Switched-at-Birth Mystery Grows More Complex


They could not believe what they had heard. They would trust in their eyes only.

So it took a photograph--of a stranger whose features seemed so achingly familiar--to convince the Chittums, a central Virginia family, that something unbelievable had happened in a Charlottesville hospital three years ago.

The newspaper photo of Paula Johnson was unmistakable in its similarity with 3-year-old Rebecca Grace Chittum. They had the same soft face, the same fair features--proof positive to the Chittums that a foul-up in a hospital maternity ward in 1995 had left them and Johnson with the wrong daughters, an error that now poses a Solomonic dilemma for the state’s medical and legal systems.


“We didn’t want to accept it,” Mary Watts, an aunt of one of the girls, said Monday. “The picture made us believers.”

The mystery of how Rebecca Grace Chittum and Callie Marie Johnson were switched as infants was complicated enough when it was first disclosed late last week by officials at the University of Virginia Medical Center. Chief of Staff Thomas Massaro reported that the hospital was unable to explain how the mix-up occurred. Insisting they had taken proper precautions and concluding the switching was a criminal act, Massaro said hospital officials have requested an investigation by Virginia State Police.

But the uncertain prospects looming before the two children grew more byzantine as relatives reported Monday that Kevin Chittum, 25, and girlfriend Whitney Rogers, 19, the parents of one of the switched girls, had died along with five others in a highway car wreck July 4.

The lack of one set of natural parents--and the possible intrusion of relatives and likely involvement of lawyers and judicial officials--threaten to thrust the case of the two little girls into a realm unique in the annals of family law.

“I’m wondering how any judge would approach it,” said Betty A. Thompson, an Arlington, Va., attorney and state bar official. “It’s not a set of facts you’re going to find easy precedents for.”

One complication will be the role of the hospital. Although rare, instances of baby-switching have cropped up over the years. The most celebrated in recent years was that of 14-year-old Kimberly Mays, a Florida teenager who was switched at birth, then waged a court battle in the early 1990s to remain with her adoptive parents despite efforts by her natural parents to win her back.

Most hospitals take precautions to ensure infants end up in the arms of the proper parents. For decades, maternity wards have banded the wrists of mothers and children with identity bracelets and taken footprints, photographs and physical assessments. In recent years, computer charts have added to the wealth of information.
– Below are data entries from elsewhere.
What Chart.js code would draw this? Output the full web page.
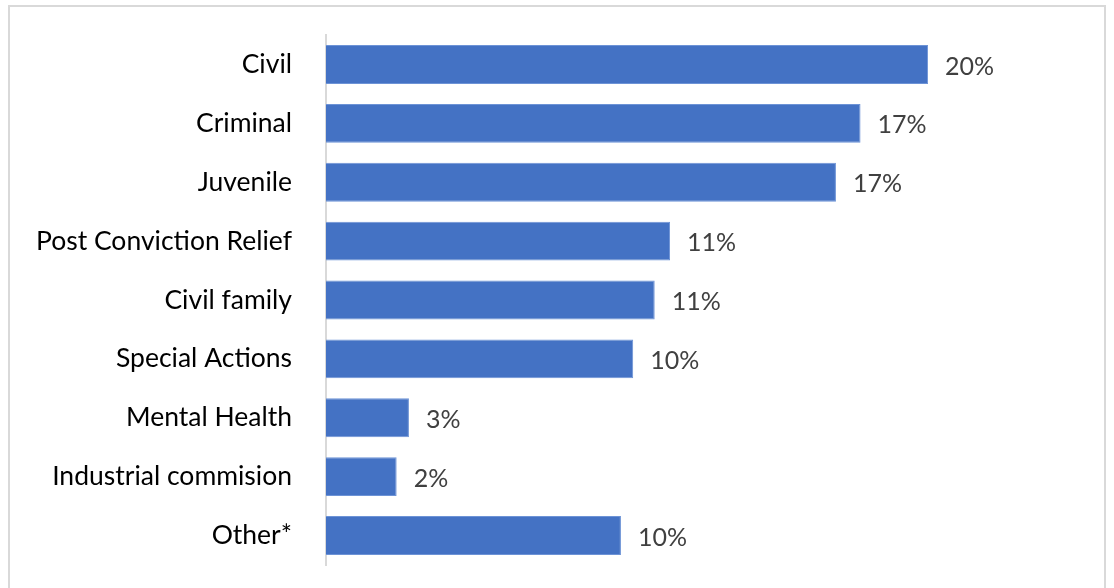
<!DOCTYPE html>
<html>
<head>
<meta charset="utf-8">
<script src="https://cdn.jsdelivr.net/npm/chart.js@4.4.1/dist/chart.umd.min.js"></script>
<style>
  html, body { margin: 0; padding: 0; background: #fff; overflow: hidden; }
  #frame { position: absolute; left: 8px; top: 5px; width: 1098px; height: 600px; border: 2px solid #d9d9d9; box-sizing: border-box; }
  #wrap { position: absolute; left: 0; top: 0; width: 1114px; height: 588px; }
</style>
</head>
<body>
<div id="frame"></div>
<div id="wrap"><canvas id="chart"></canvas></div>
<script>
// case types, top to bottom
const categories = ['Civil', 'Criminal', 'Juvenile', 'Post Conviction Relief', 'Civil family',
                    'Special Actions', 'Mental Health', 'Industrial commision', 'Other*'];
// share of cases (%)
const shares = [19.6, 17.4, 16.6, 11.2, 10.7, 10.0, 2.7, 2.3, 9.6];
// labels as printed on the chart
const valueLabels = ['20%', '17%', '17%', '11%', '11%', '10%', '3%', '2%', '10%'];

const FONT = "Lato, 'Open Sans', sans-serif";

// draws the % text to the right of each bar
const valueLabelPlugin = {
    id: 'valueLabels',
    afterDatasetsDraw(chart) {
        const ctx = chart.ctx;
        const meta = chart.getDatasetMeta(0);
        ctx.save();
        ctx.font = `25px ${FONT}`;
        ctx.fillStyle = '#404040';
        ctx.textAlign = 'left';
        ctx.textBaseline = 'middle';
        meta.data.forEach((bar, i) => {
            ctx.fillText(valueLabels[i], bar.x + 17, bar.y + 2);
        });
        ctx.restore();
    }
};

new Chart(document.getElementById('chart').getContext('2d'), {
    type: 'bar',
    data: {
        labels: categories,
        datasets: [{
            data: shares,
            backgroundColor: '#4472c4',
            borderColor: '#6d93d6',
            borderWidth: 1,
            borderSkipped: 'left',
            categoryPercentage: 1,
            barPercentage: 0.66
        }]
    },
    options: {
        indexAxis: 'y',
        responsive: true,
        maintainAspectRatio: false,
        animation: false,
        layout: { padding: { top: 35, bottom: 23, right: 20, left: 0 } },
        plugins: {
            legend: { display: false },
            tooltip: { enabled: false }
        },
        scales: {
            x: { display: false, min: 0, max: 25 },
            y: {
                afterFit: (scale) => {
                    scale.width = 326;
                    scale.paddingTop = 0;
                    scale.paddingBottom = 0;
                },
                grid: { display: false, drawTicks: false },
                border: { display: true, color: '#d9d9d9', width: 2 },
                ticks: {
                    padding: 34,
                    color: '#000',
                    font: { family: FONT, size: 26.5 }
                }
            }
        }
    },
    plugins: [valueLabelPlugin]
});
</script>
</body>
</html>
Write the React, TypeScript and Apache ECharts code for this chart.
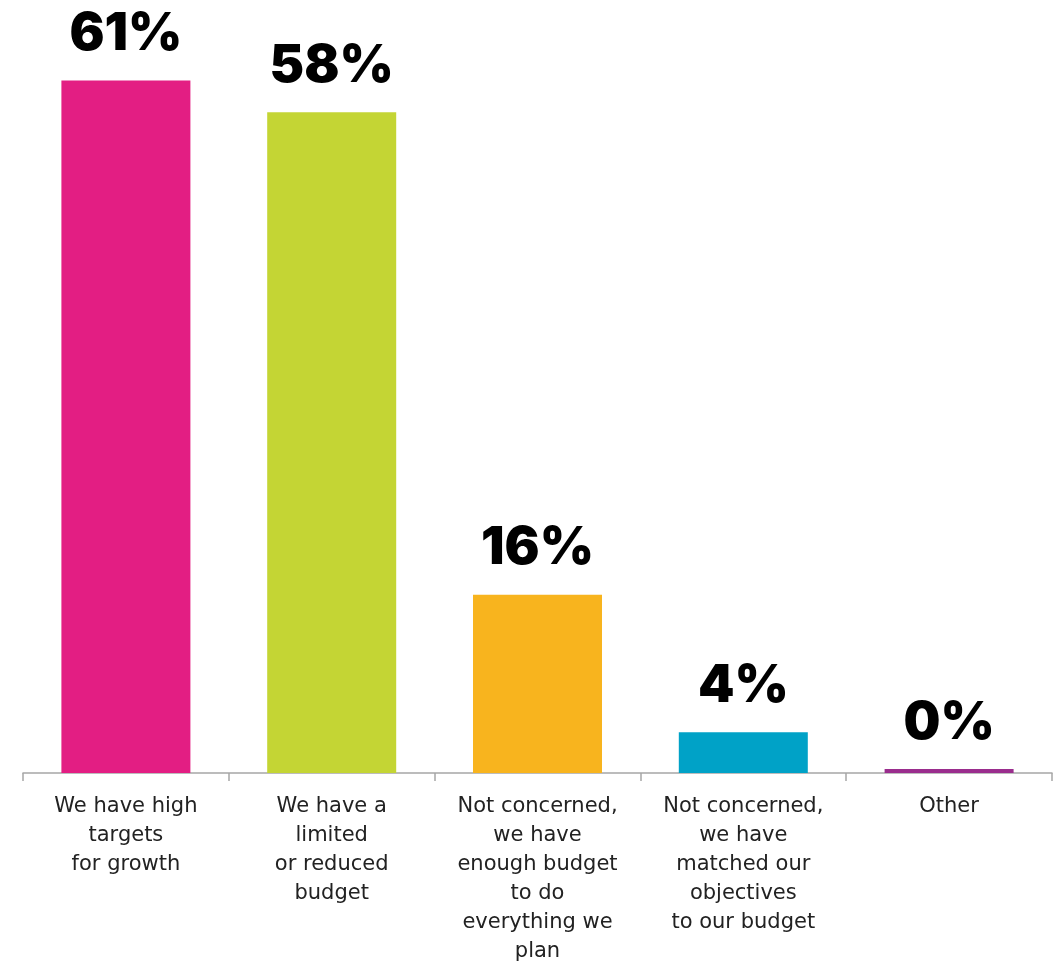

“It’s unfortunate when this occurs, but it happens so infrequently,” said Edward Flores, associate director of security at NYU Medical Center in New York and president of the International Assn. for Health Care Security and Safety. When identities are switched, Flores noted, it is almost always “human error.”

University of Virginia hospital officials said they had taken all of those precautions during the births of Rebecca and Callie Marie. But Paula Johnson, who discovered something was amiss when a custody dispute DNA test led her to realize Callie Marie was not her biological child, has told friends that her birth daughter was not given proper wrist and ankle identification bracelets. Hospital officials deny that claim.

For the moment, Watts said, what the parents and guardians of the two children plan to do is being kept under wraps by lawyers. “The last thing I heard is that the grandmom is going to try and keep Rebecca,” Watts said of Rosa Lee Chittum, Kevin Chittum’s mother. Paula Johnson, 30, reportedly wants to keep Callie Marie, even though Rebecca appears to be her natural daughter.

But snags could lead to a courtroom. Some Chittum relatives have talked of trying to take custody of Callie Marie, said Watts--who also would like to see the children returned to their biological families. Paula Johnson’s custody battle further complicates the picture.

“What this will turn on is what’s in the best interest of the children,” Thompson said.

And in that, the case may be less an oddity than an extreme version of the fracturing of the American family.

“Families just aren’t as intact as they used to be, and the legal system has become more flexible in dealing with that,” Thompson said. “What you see today is more joint legal custody and when you have families on both sides making strong cases for custody, that’s the direction judges like to go in. I wouldn’t be surprised to see that kind of resolution in this case.”